III. Investigate renewable energy
Scientific data and moral responsibility compel us to take steps to live sustainably. Cornerstones of sustainable living include conservation and use of renewable sources. With renewable energy infrastructure investments, we can build a reliable supply of energy that would protect us from price fluctuations and environmental risk. These, in turn, will promote economic development and health.
Possible strategies include developing a rooftop solar initiative wherein the city (backed with federal funds) could provide expert personnel and financial incentives for solar installation. Under a uniform, robust plan, the installations could comply with uniform electric and construction codes. Additionally, South Dakota is a gold mine for the development of wind power. Vermillion could purchase its own wind turbines and produce its own power instead of buying coal-derived electricity. Such investment would protect citizens from price increases in their utility bills and provide zero-emissions power.

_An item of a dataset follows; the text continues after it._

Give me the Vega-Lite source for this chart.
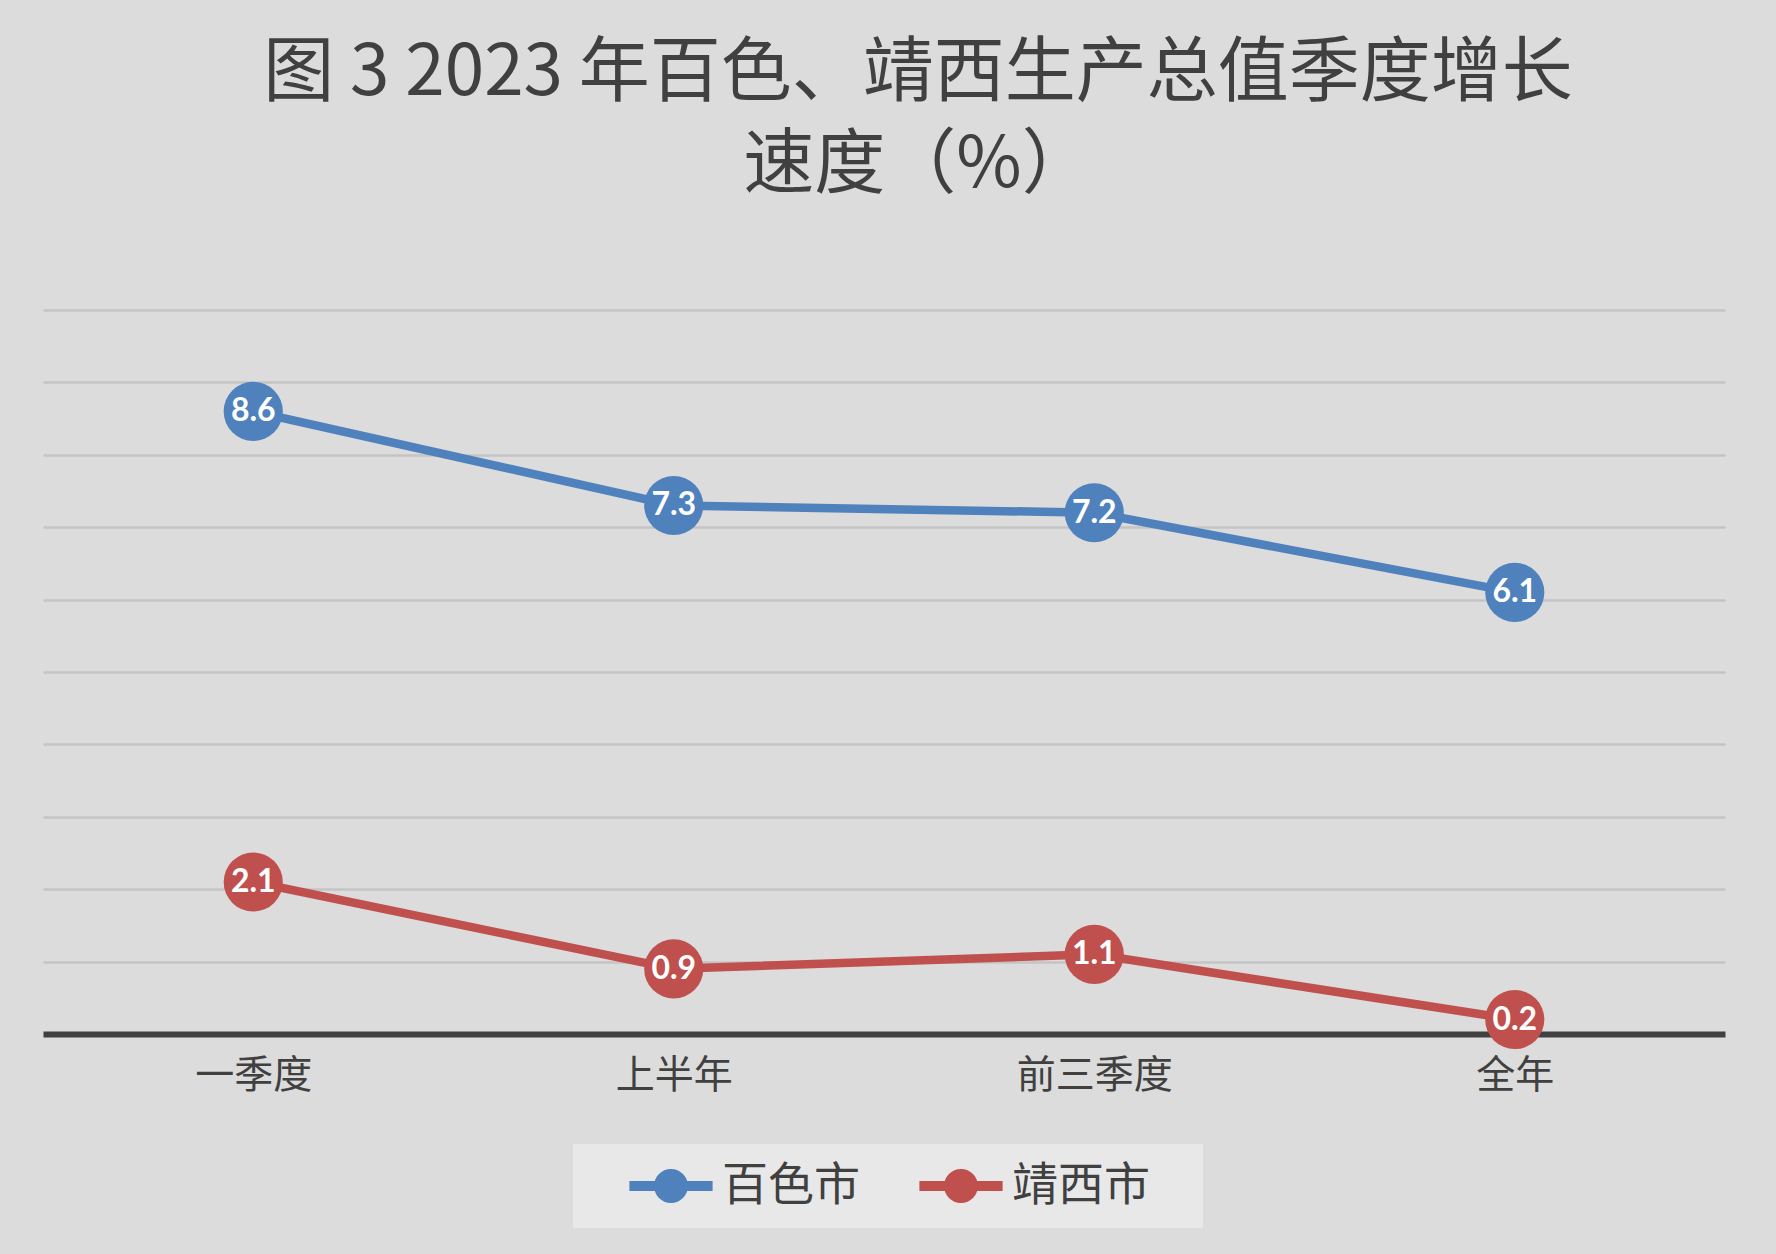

Conservation is an important component of energy policy. City facilities should be evaluated to assess their energy and materials consumption, in order to identify opportunities to lower use. While conserving resources, the city could save money. The city vehicle fleet should be evaluated to identify the potential use of more fuel-efficient vehicles to effectively complete work tasks. A great way to conserve fuel (and improve health of citizens) is to promote walking and cycling around town. Selected roads could be identified as 'bike corridors' with clear lanes, and bike racks could be installed at city hall and parks. Pedestrian friendly crosswalks should be a priority.